"moreover, one of multiplications can be excluded if the amplitude symmetry between sine and сos is not required." - ILYA
True, but then the sine frequency would be related to square root of the multiplier input, which is kind of awkward.
I (perhaps too) quickly sketched out what this would look like in digital logic:
This is basically an infinite Q state variable filter that is initially stimulated and allowed to ring forever. Quite surprisingly, round off errors don't cause it to gain or lose energy over time. The blocks "SIN", "COS", "FREQ", and "AMPL" are dual port BRAMs. Not shown here (for clarity) is the additional registering between multiplies, adds, etc. to pipeline and speed things up, nor is address generation shown. It would take three 18x18 multipliers and 16k words (18 bits wide) of BRAM. Given a top speed of 200MHz for the multipliers, it could generate over 4000 sine waves of arbitrary frequency and amplitude at the sampling rate of 48kHz. Though changing the frequency on the fly might alter the amplitudes.
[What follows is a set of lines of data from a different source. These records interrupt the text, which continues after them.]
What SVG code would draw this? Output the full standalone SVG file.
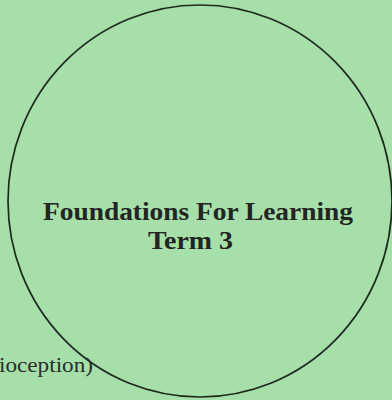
<svg xmlns="http://www.w3.org/2000/svg" width="392" height="400" viewBox="0 0 392 400">
<style>
.bg{fill:#a7dfaa}
.ring{fill:none;stroke:#1c2b1e;stroke-width:1.7}
.title{font-family:"Liberation Serif","DejaVu Serif",serif;font-weight:bold;fill:#222522;text-anchor:middle}
.side{font-family:"Liberation Serif","DejaVu Serif",serif;fill:#2a2e2a}
</style>
<rect class="bg" x="0" y="0" width="392" height="400"/>
<g id="center-node">
<ellipse class="ring" cx="200" cy="201" rx="192" ry="196"/>
<text class="title" x="198" y="220" font-size="26" textLength="310" lengthAdjust="spacingAndGlyphs">Foundations For Learning</text>
<text class="title" x="190.5" y="249" font-size="26" textLength="85" lengthAdjust="spacingAndGlyphs">Term 3</text>
</g>
<g id="side-label">
<text class="side" x="-1" y="372" font-size="22" textLength="94" lengthAdjust="spacingAndGlyphs">ioception)</text>
</g>
</svg>
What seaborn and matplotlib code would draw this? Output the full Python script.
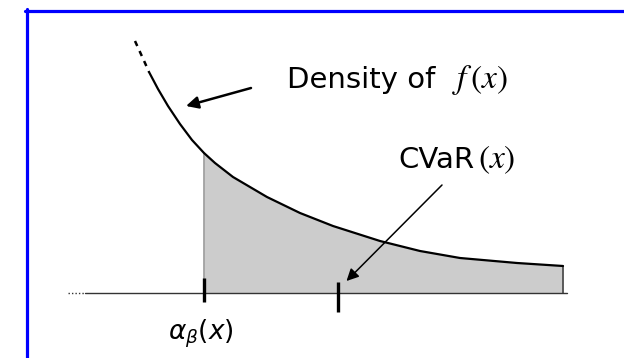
import matplotlib
matplotlib.use("Agg")
import matplotlib.pyplot as plt
from matplotlib.lines import Line2D
import seaborn as sns
import pandas as pd

# density curve (loss relative to alpha, density height)
loss = [-1.725, -1.6, -1.475, -1.375, -1.15, -0.9, -0.6, -0.3, 0.0, 0.275,
        0.725, 1.575, 2.4, 3.225, 4.4, 5.4, 6.4, 7.825, 8.975]
density = [2.52, 2.41, 2.30, 2.21, 2.04, 1.87, 1.69, 1.53, 1.40, 1.30,
           1.16, 0.96, 0.80, 0.67, 0.52, 0.42, 0.35, 0.30, 0.27]
n_dashed = 4
alpha_beta = 0.0
cvar = 3.35

df = pd.DataFrame({"loss": loss, "density": density})
solid = df.iloc[n_dashed - 1:]
dashed = df.iloc[:n_dashed]
tail = df[df["loss"] >= alpha_beta]

sns.set_style("white")
plt.rcParams["font.family"] = ["DejaVu Sans"]

fig = plt.figure(figsize=(6.24, 3.58), dpi=100)
ax = fig.add_axes([0, 0, 1, 1])

# shaded tail beyond alpha
ax.fill_between(tail["loss"], 0, tail["density"], color="#cccccc", lw=0)
ax.plot([alpha_beta, alpha_beta], [0, tail["density"].iloc[0]], color="#999999", lw=1.2)
ax.plot([tail["loss"].iloc[-1]] * 2, [0, tail["density"].iloc[-1]], color="#444444", lw=1.2)

# horizontal axis
ax.plot([-3.4, -2.975], [0, 0], color="#333333", lw=1, ls=(0, (1, 1.5)))
ax.plot([-2.975, 9.075], [0, 0], color="#333333", lw=1)

# density curve
sns.lineplot(data=solid, x="loss", y="density", color="black", lw=1.6, ax=ax, sort=False)
ax.plot(dashed["loss"], dashed["density"], color="black", lw=1.8, ls=(0, (2.2, 2.2)))

# tick marks
ax.plot([alpha_beta, alpha_beta], [0.15, -0.09], color="black", lw=2.4, solid_capstyle="butt")
ax.plot([cvar, cvar], [0.113, -0.187], color="black", lw=2.4, solid_capstyle="butt")

# labels
ax.text(2.075, 2.05, "Density of", fontsize=21, va="baseline", ha="left", color="black")
ax.text(6.2, 2.05, r"$f\,(x)$", fontsize=24, va="baseline", ha="left",
        color="black", math_fontfamily="stix")
ax.text(4.85, 1.25, "CVaR", fontsize=21, va="baseline", ha="left", color="black")
ax.text(6.85, 1.25, r"$(x)$", fontsize=24, va="baseline", ha="left",
        color="black", math_fontfamily="stix")
ax.text(-0.075, -0.47, r"$\alpha_\beta(x)$", fontsize=19, va="baseline",
        ha="center", color="black", math_fontfamily="dejavusans")

ax.annotate("", xy=(-0.45, 1.87), xytext=(1.175, 2.05),
            arrowprops=dict(arrowstyle="-|>", color="black", lw=1.8,
                            mutation_scale=18, shrinkA=0, shrinkB=0))
ax.annotate("", xy=(3.5625, 0.12), xytext=(5.95, 1.08),
            arrowprops=dict(arrowstyle="-|>", color="black", lw=1.1,
                            mutation_scale=18, shrinkA=0, shrinkB=0))

ax.set_xlim(-5.1, 10.5)
ax.set_ylim(-0.65, 2.93)
ax.set_axis_off()

# blue frame, cut off at right and bottom
fig.add_artist(Line2D([25 / 624, 1], [1 - 10.5 / 358] * 2, color="#0000ff", lw=2.3))
fig.add_artist(Line2D([26.5 / 624] * 2, [0, 1 - 9 / 358], color="#0000ff", lw=2.3))

fig.savefig("out.png", dpi=100)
A more direct method is this:
Here a phase accumulator indexes a sine wave ROM. The blocks "FREQ", "PHASE", and "AMPL" are dual port BRAMs; "LUT" is the single port ROM. There are ways to drastically reduce the size of the ROM (store 1/4 wave, linear and higher polynomial interpolation, frequency / phase dither, etc.). It uses two less multipliers, and one less BRAM but that is taken up by a potentially larger ROM. It is basically stable because there is no ringing or feedback going on, just phase accumulation. It could supply the same ~4k sine waves as the previous circuit.
[EDIT] Oops, I screwed up on the input to the phase accumulator in the second method. It should sum both the current phase value and some input value, so a multiplier isn't needed there (but one is still required for the amplitude section following).
In the first method I also left out a mux going to the sine input, similar to the one on the cos input, but with a fixed input of zero.
If I were to pick between these methods I'd probably go with the second.